Watching Springsteen can be like watching Robert De Niro act—it’s the spectacle of star performer divorcing himself from his stardom. Whereas De Niro does it to make us believe in the character he’s playing, Springsteen does it to make us believe in him, which, because he’s a populist, is also his way of showing that he believes in us. In fact, he doesn’t fulfill the function of a movie actor so much as he fulfills the function of movies. Asked once why his shows were so long, he replied that it was so his audience could see their whole lives pass before them. And that perhaps explains everything: he would be Everyman.

When he tells stories about himself, they’re about everybody. You imagine that he’s the first rock star who dreams of being his audience as much as his audience dreams of being him. It’s a fair assumption that anyone who ever stood in front of a mirror with a guitar sees Springsteen as a projection of his own fantasies, but it’s not something Springsteen invites. With his wobbly dancing, aggressively unglamorous wardrobe, and hesitant, vaguely hokey anecdotes, he so appealingly looks like he could use being taught a few moves by his fans.

If this appears insincere, it probably isn’t, but is in fact a natural outgrowth of his songwriting. In 13 years, only his songs’ scale has altered significantly; his themes have remained constant. The progression from Greetings From Ashbury Park to Born in the U.S.A. is, as the titles suggest, a progression from writing about the people he grew up with to an in some ways more abstract and in other ways more specific definition of them as American symbols. Now colored by a certain nostalgia, Springsteen’s characters are still the embattled emblems of an old American dream, where the freedom to succeed usually turns out to offer the greater freedom to fail.
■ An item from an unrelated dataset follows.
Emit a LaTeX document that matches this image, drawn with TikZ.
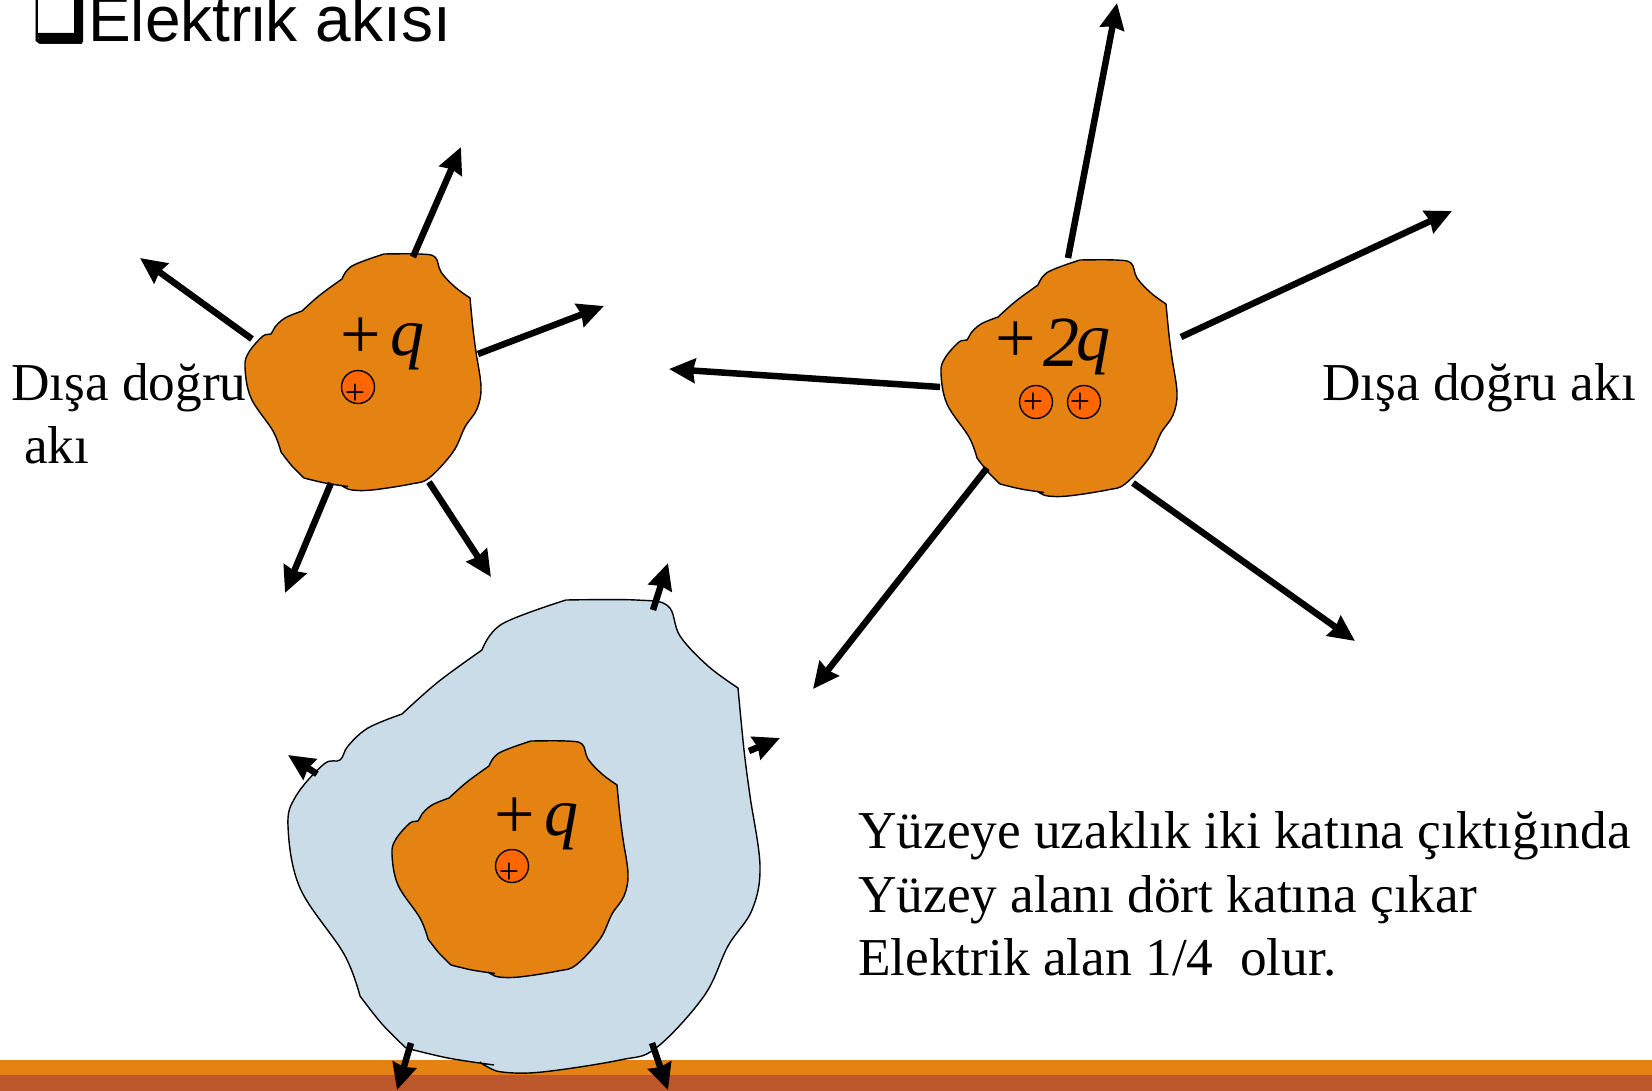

Which theme, demographically speaking, unites Springsteen’s audience and explains its range. He can speak for the dreams of youth and the soured reality of middle age equally and simultaneously. That a fabulously wealthy rock star, now allegedly making a million dollars a week and playing to 60,000 people a night, can pull this off is pretty extraordinary. Somehow, Springsteen makes us believe that his own conception of his work is sufficiently simple that there’s no credibility gap between himself and his work, between his privilege status and his dreams—in effect, that there’s no difference between him and his audience. Just as that giant, ageless voice seems to have rolled in from the dustbowls of Depression-era America, so his stage show appears idealistically bent on reviving the old, folky troubadour tradition of Woody Guthrie and Jimmy Rogers. That is, as closely as arena-scale logistics allow.

What this achieves is a neat reversal of an old ’60s cliche. If the ’60s were supposed to be about the formation of a community that idealized rock music, Springsteen is the creator of a rock music that idealizes the idea of community. It’s hardly surprising that he’s been chased around the country by politicians looking for endorsements. His community must now be vast, a potentially powerful lobby—something much wider than the dissident, counter-culture rock community of the ’60s and much more entrenched within the working classes. Which makes it ironic that Springsteen is popularly included in the media’s roll call of Americans restoring America’s belief in America. As others have noted, there’s a weird incongruity to “Born in the U.S.A.” being accepted as some kind of surrogate national anthem (read the lyrics). The record, and Springsteen, are light-years away from the right-wing orthodoxy that has largely fostered this new brand of super-patriotism. He is perhaps the only major public figure presenting the flip side of the coin who’s putting forward a cogent and realistic vision of America. He literally captures the times better than anyone else around.

But where does this lead him? Religion? Politics? He’s already beyond rock ‘n’ roll in the sense that there’s no one else within a measurable distance of him. So far his political activism has been confined to speeches from the stage and donations to workers and community groups in whichever town he’s playing. What’s next? On his last tour, there were already signs of conflict between the stridency of his speeches and the lush romanticism of his songwriting, especially his early songwriting. If there’s been a softness, a complacency, to his work in the past, it’s here. As a romantic, he loves the characters in his songs so much that he never brings himself to criticize them. And as Everyman, he lets them, himself, and us off the hook too easily. We leave his concerts being critical of life, but not of ourselves. It seems to be something he’s aware of: several of the Born in the U.S.A. songs and a new song, “Seeds,” that he unveiled on tour are harder, more dogmatic, farther along the road than he’s gone before.

And what does that mean? President Springsteen? Maybe not, but it opens up a range of possibilities. Among them the potential for being heard by a massive audience without having to work through the tyrannical stars-and-hype apparatus of the media, of celebrity. Because the truly extraordinary thing about Bruce Springsteen, whether one gets his point or not, whether one is fascinated or bored silly by him, is that he’s the only public figure in America whom one never suspects of being a cynic, a crook, a con artist, or an aggregation of all three.